C : Impressions 100 Clicks 25 CTR 25%

Similar to 2 variates case we can calculate:-

Chance of A beating B & C = 2 %

Chance of B beating A & C = 19 %

Chance of C beating A & B = 78 %

Variates	Impressions	Clicks	CTR	95% Credible Interval	Chance of beating all
A	100	15	15%	(9.33, 23.31)	2%
B	100	20	20%	(13.36, 28.91)	19%
C	100	25	25%	(17.56, 34.33)	78%

What this means for your campaigns

For campaigns with one variation and control

In campaigns where you have 1 variation along with Control Group, if the chances of Variation 1 beating control exceed 75%, it is established that your campaign communication is helpful in driving your primary conversion goal. We, hence, recommend you to remove Control Group and reach out to all users to maximize the campaign coverage and impact.

You can remove them from your running active campaigns by just editing them and setting Control Group percentage as zero. For single occurrence General Push, you can use this learning for future campaigns of similar nature.

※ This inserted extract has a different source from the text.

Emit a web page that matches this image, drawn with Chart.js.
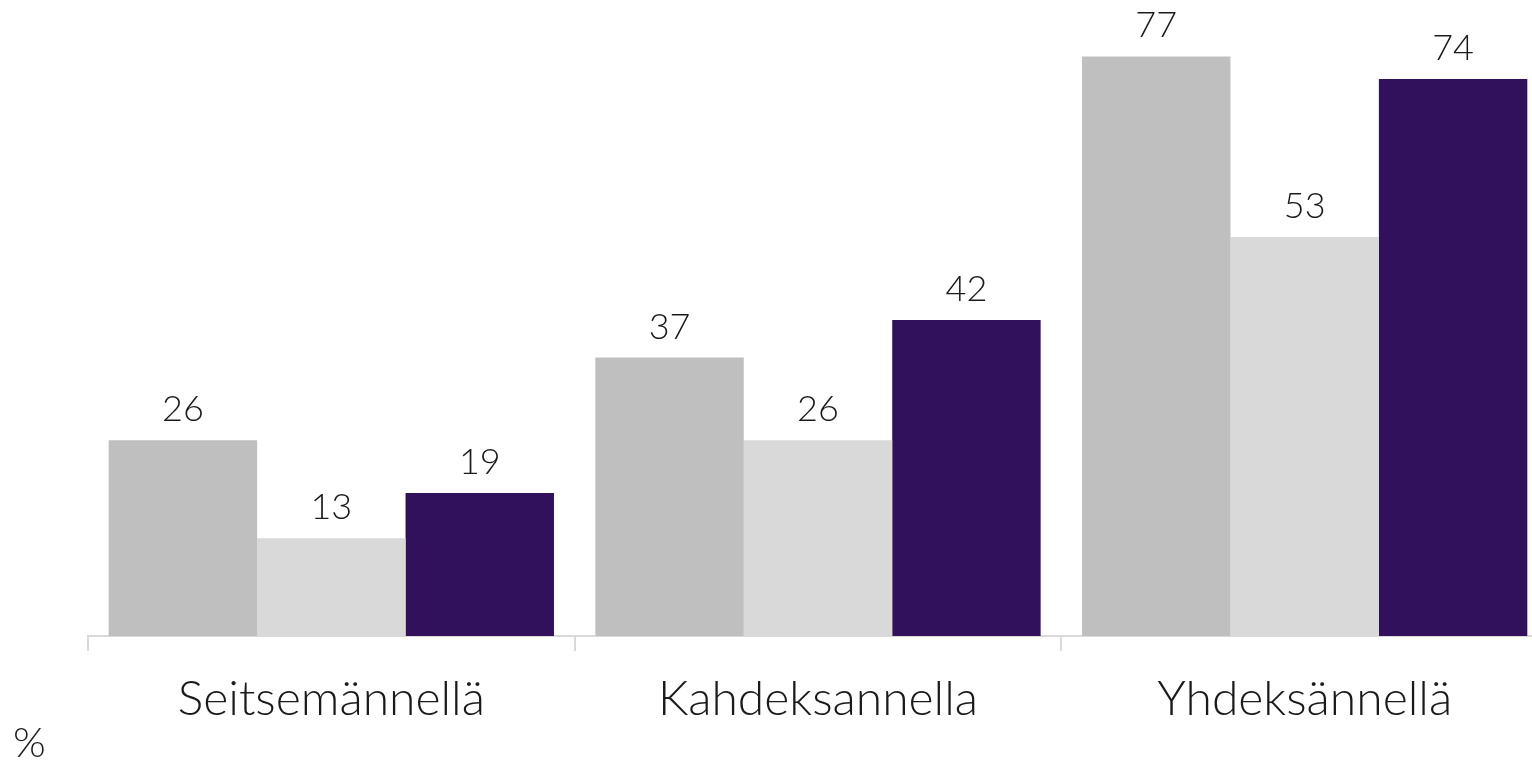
<!DOCTYPE html>
<html>
<head>
<meta charset="utf-8">
<script src="https://cdn.jsdelivr.net/npm/chart.js@4.4.1/dist/chart.umd.min.js"></script>
<style>
  html, body { margin: 0; padding: 0; background: #fff; overflow: hidden; }
  #wrap { width: 1548px; height: 760px; position: relative; }
</style>
</head>
<body>
<div id="wrap"><canvas id="chart_1"></canvas></div>
<script>
const categories = ["Seitsemännellä", "Kahdeksannella", "Yhdeksännellä"];
const series_1 = [26, 37, 77];
const series_2 = [13, 26, 53];
const series_3 = [19, 42, 74];
const unit_label = "%";

const font_family = "Lato, 'Open Sans', sans-serif";
const text_color = "#1a1a1a";

const value_labels = {
  id: 'value_labels',
  afterDatasetsDraw(chart) {
    const ctx = chart.ctx;
    ctx.save();
    ctx.font = `300 36px ${font_family}`;
    ctx.fillStyle = text_color;
    ctx.textAlign = 'center';
    ctx.textBaseline = 'alphabetic';
    chart.data.datasets.forEach((ds, i) => {
      chart.getDatasetMeta(i).data.forEach((bar, j) => {
        ctx.fillText(ds.data[j], bar.x, bar.y - 19);
      });
    });
    ctx.restore();
  }
};

const unit_text = {
  id: 'unit_text',
  afterDraw(chart) {
    const ctx = chart.ctx;
    ctx.save();
    ctx.font = `300 42px ${font_family}`;
    ctx.fillStyle = text_color;
    ctx.textAlign = 'left';
    ctx.textBaseline = 'alphabetic';
    ctx.fillText(unit_label, 13, 757);
    ctx.restore();
  }
};

const ctx = document.getElementById('chart_1').getContext('2d');
const chart = new Chart(ctx, {
  type: 'bar',
  data: {
    labels: categories,
    datasets: [
      { data: series_1, backgroundColor: "#bfbfbf" },
      { data: series_2, backgroundColor: "#d9d9d9" },
      { data: series_3, backgroundColor: "#31105c" }
    ]
  },
  options: {
    responsive: true,
    maintainAspectRatio: false,
    animation: false,
    layout: { padding: { left: 88, right: 0, top: 0, bottom: 0 } },
    plugins: {
      legend: { display: false },
      tooltip: { enabled: false }
    },
    datasets: {
      bar: { barPercentage: 1, categoryPercentage: 0.915 }
    },
    scales: {
      x: {
        afterFit: (scale) => { scale.height = 124; },
        grid: {
          offset: true,
          drawOnChartArea: false,
          drawTicks: true,
          tickLength: 15,
          color: "#d9d9d9",
          lineWidth: 2
        },
        border: { display: true, color: "#d9d9d9", width: 2 },
        ticks: {
          color: text_color,
          font: { family: font_family, size: 48, weight: 300 },
          padding: 20
        }
      },
      y: {
        display: false,
        min: 0,
        max: 84.5
      }
    }
  },
  plugins: [value_labels, unit_text]
});
</script>
</body>
</html>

You can see Chances to beat control in your Variation Performance table:

For campaigns with multiple variations

With multiple variations, if the chances of any variation beating all others exceeds 75%, it is established that a particular variation is performing better than all the others. We, hence, recommend you to continue only with that variation so that you can maximize campaign impact by sending the most effective message variation.

You can remove other variation from your running active campaigns by just editing and setting other variation percentage as zero. For single occurrence General Push, you can use this learning for future campaigns of similar nature. e.g. for below variation performance, we recommend you to continue with Variation 2 to maximize your campaign CTRs.

A sample campaign may look something like this:

You might have a question that though Variation 1 has high CVR but we are still recommending continuing with Variation 3? It is because we believe that a message copy contributes to increasing/decreasing your message CTR. Conversions are dependent on a lot many other factors as well. We hence consider a variation to be winning over other variations only if it has higher CTR.